「定額給付金」に関する批判の声が多い。しかし、その多くは国民生活の現場の窮状を理解していない、机上の批判だと考えます。山口那津男政務調査会長(参院議員)が、公明党「ウェッブTV」で定額給付金に関する批判について反論しています。この記事では、その要旨を転載します。

Q:世論調査では「評価しない」という声もあるが。
A:11月17日付の日本経済新聞の報道では、63%の人が期待すると答えています。国民の反応はさまざまです。評価しない結果が多かったのは、所得制限をめぐる議論によるものだと思います。しかし、仮に所得制限を行っても、対象は全国民の1%程度です。大多数の人は定額給付金の対象となり、期待している人も多くいます。
Q:理念がないという批判があるが。
A:理念は明確です。当初、物価が上がる一方で所得が伸び悩んでいることから、生活支援の必要性が強調されました。そして金融不安によって経済対策が重要となりました。定額給付金はこの両方の目的を持っています。
 ワシントンで行われた金融サミットの首脳宣言は、即効性のある景気刺激対策も含め財政政策を実行すべきだという内容でした。まさにそれに対応するのが定額給付金をはじめとする、わが国の経済対策です。
Q:所得制限の判断や実施方法などを国で決めずに地方に「丸投げ」したという批判があるが。
A:丸投げ批判はまったく当たりません。実施については、政府の実施本部で検討しています。この実施本部は28日から地方自治体に説明会を開始します。
Q:所得制限の下限は年間所得1800万円だが、最終的な自治体の判断や見通しは。
A:所得制限という選択肢を設けましたが、実際、地方自治体にとってみれば年度内にスピーディーかつ確実に実施しようとすると、派生的な問題が出てきます。大事なことはスピーディーかつ確実に支給できるように、自治体の迷いをなくしていくことです。結果的には所得制限を設けるところは、ほとんどなくなると思います。
Q:ネットカフェ難民やホームレス、またDV(ドメスティック・バイオレンス=家庭内暴力)など、家庭に帰れない方にも支給されるのか。
A:定額給付金は住民基本台帳を基に支給する仕組みなので、住民登録が必要です。さまざまな事情で住民登録ができない方もいます。しかし、DV被害者に関しては、自治体が相手方に知られないよう登録できる道を開きつつありますので、給付を受けたい方には住民登録を促す必要があります。

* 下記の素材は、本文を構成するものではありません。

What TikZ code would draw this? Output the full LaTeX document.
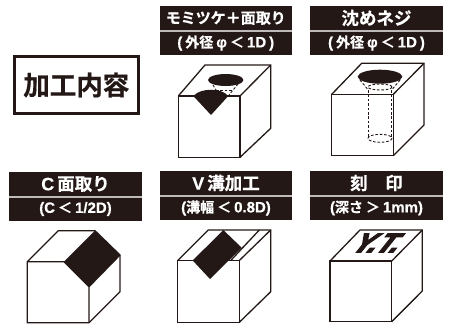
\documentclass[tikz,border=0pt]{standalone}
\usepackage{fontspec}
\setmainfont{Liberation Sans}
\newfontfamily\jp{Noto Sans CJK JP}[BoldFont={* Bold},BoldFeatures={FakeBold=0.6}]
\newfontfamily\latn{Liberation Sans}[BoldFeatures={FakeBold=0.5}]
\newfontfamily\heavy{Liberation Sans Bold}[FakeSlant=0.8,FakeStretch=1.05,FakeBold=5]
\newcommand{\lat}[1]{{\latn\bfseries\fontsize{15}{15}\selectfont #1}}
\newcommand{\gap}{\hspace{3pt}}
\definecolor{ink}{HTML}{231815}
\tikzset{
  edge/.style={draw=ink,line width=1.3pt,line join=miter},
  hid/.style={draw=ink,line width=0.9pt,dash pattern=on 2.6pt off 1.8pt},
  solid fill/.style={fill=ink,draw=none},
  band/.style={fill=ink,draw=none},
  headA/.style={text=white,font=\jp\bfseries\fontsize{17.5}{18}\selectfont,inner sep=0pt,anchor=center},
  headB/.style={text=white,font=\jp\bfseries\fontsize{14}{14}\selectfont,inner sep=0pt,anchor=center},
}
\newcommand{\heading}[8]{% name,x0,x1,y0,ymid,y1,top,bottom
  \fill[band] (#2,#4) rectangle (#3,#6);
  \fill[white!70!ink] (#2,#5-0.7) rectangle (#3,#5+0.7);
  \node[headA] (#1a) at ({(#2+#3)/2},{(#4+#5)/2-0.5}) {#7};
  \node[headB] (#1b) at ({(#2+#3)/2},{(#5+#6)/2}) {#8};
}
\begin{document}
\begin{tikzpicture}[x=1pt,y=-1pt]
\useasboundingbox (0,0) rectangle (452,325);
% left title
\node[draw=ink,line width=3pt,minimum width=124.5pt,minimum height=57.5pt,inner sep=0pt,text=ink,font=\jp\bfseries\fontsize{26.5}{27}\selectfont] (title) at (76.3,85) {加工内容};
% headings
\heading{h1}{159.5}{292}{6}{31}{55}{{\fontsize{15}{15}\selectfont モミツケ＋面取り}}{\lat{(}\gap 外径\gap\lat{φ}\gap ＜\gap\lat{1D}\gap\lat{)}}
\heading{h2}{310}{443}{6}{31}{55}{沈めネジ}{\lat{(}\gap 外径\gap\lat{φ}\gap ＜\gap\lat{1D}\gap\lat{)}}
\heading{h3}{9}{142}{172}{197}{221}{\lat{\fontsize{18}{18}\selectfont C}\gap 面取り}{\lat{(C}\gap ＜\gap\lat{1/2D)}}
\heading{h4}{160}{292}{171}{196}{220}{\lat{\fontsize{18}{18}\selectfont V}\gap 溝加工}{\lat{(}溝幅\gap ＜\gap\lat{0.8D)}}
\heading{h5}{310}{443}{171}{196}{220}{刻　印}{\lat{(}深さ\gap ＞\gap\lat{1mm)}}
% cube 1
\draw[edge] (178.3,96) rectangle (240,157.3);
\draw[edge] (178.3,96) -- (205,65) -- (270.7,65) -- (270.7,128.3) -- (240,157.3);
\draw[edge] (240,96) -- (270.7,65);
\fill[solid fill] (225.7,80) ellipse (17.7 and 6);
\fill[solid fill] (193.3,96) .. controls (198,91) and (205,89.8) .. (211,89.8) .. controls (217,89.8) and (224,91) .. (228.3,96) -- (211,115) -- cycle;
\draw[hid] (213,85) -- (219,95);
\draw[hid] (238,84) -- (229,95);
\draw[hid] (216,90) -- (232,90);
% cube 2
\draw[edge] (331.7,94.3) rectangle (393.3,155.7);
\draw[edge] (331.7,94.3) -- (361.7,63.3) -- (424,63.3) -- (424,125) -- (393.3,155.7);
\draw[edge] (393.3,94.3) -- (424,63.3);
\fill[solid fill] (380,76.7) ellipse (22.3 and 7);
\draw[hid] (360,80) -- (368.3,90);
\draw[hid] (400,80) -- (391.7,90);
\draw[hid] (380,87) ellipse (12 and 3);
\draw[hid] (368.3,90) -- (368.3,138.3);
\draw[hid] (391.7,90) -- (391.7,138.3);
\draw[hid] (380,138.3) ellipse (12 and 4);
% cube 3
\fill[solid fill] (95,230.7) -- (120,255) -- (89,286.7) -- (64,261.7) -- cycle;
\draw[edge] (27.3,261.7) -- (58.3,230.7) -- (95,230.7) -- (120,255) -- (120,291.7) -- (89,322.7) -- (27.3,322.7) -- cycle;
\draw[edge] (27.3,261.7) -- (64,261.7) -- (89,286.7) -- (89,322.7);
\draw[edge] (89,286.7) -- (120,255);
% cube 4
\draw[edge] (177.7,260.5) rectangle (239.3,322.3);
\draw[edge] (177.7,260.5) -- (208.3,230) -- (270.7,230) -- (270.7,291.7) -- (239.3,322.3);
\draw[edge] (239.3,260.5) -- (270.7,230);
\fill[solid fill] (192.7,260.5) -- (223.3,230) -- (241.7,247.7) -- (210,279) -- cycle;
\draw[edge] (230.7,260.5) -- (259.3,230);
% cube 5
\draw[edge] (330,261) rectangle (391.7,321.7);
\draw[edge] (330,261) -- (360,230) -- (422.3,230) -- (422.3,291) -- (391.7,321.7);
\draw[edge] (391.7,261) -- (422.3,230);
\node[text=ink,inner sep=0pt,font=\heavy\fontsize{27}{27}\selectfont] (mark) at (372,243) {Y.T.};
\end{tikzpicture}
\end{document}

Q:定額給付金の裏付けとなる第2次補正予算案をなぜ今国会に提出しないのか。
A:私たちは第1次補正予算をすでに成立させました。この中には、中小企業の資金繰り支援として事業規模で9兆円にわたる貸付保証枠を用意しています。これで十分に年末年始の資金需要に対応できます。また、福祉ガソリンや福祉灯油の制度を実施する予算も第1次補正で措置しています。
 一方、10月30日に政府、与党が決めた新たな経済対策(生活対策)は、来年度予算や今年度補正予算、税制改正で対応するものなど、さまざまな内容が一体となっています。経済対策として大きな効果を出すためには、これらを一体として、切れ目なく実行していくことが必要です。そのため、第2次補正予算案は来年1月冒頭の通常国会に提出する必要があると考えています。
Q:年明けの通常国会に提出した場合、年度内実施は大丈夫か。
A:補正予算は、例年だと野党も理解をした上で、1週間から10日くらいで成立しています。従って、1月冒頭に第2次補正予算案を提出したとしても、野党がそうした対応をすれば十分に定額給付金を年度内に実施できることになります。
Q:消費税付き定額給付金という批判もあるが。
A:まったくのこじつけです。消費税は、恒久的な税制の制度です。定額給付金は臨時に行う一時的な対策であり、税の制度ではありません。消費税だけをつまみだして、故意に一時的な対策の定額給付金と結び付けるのは、“ため”にする批判と言わざるを得ません。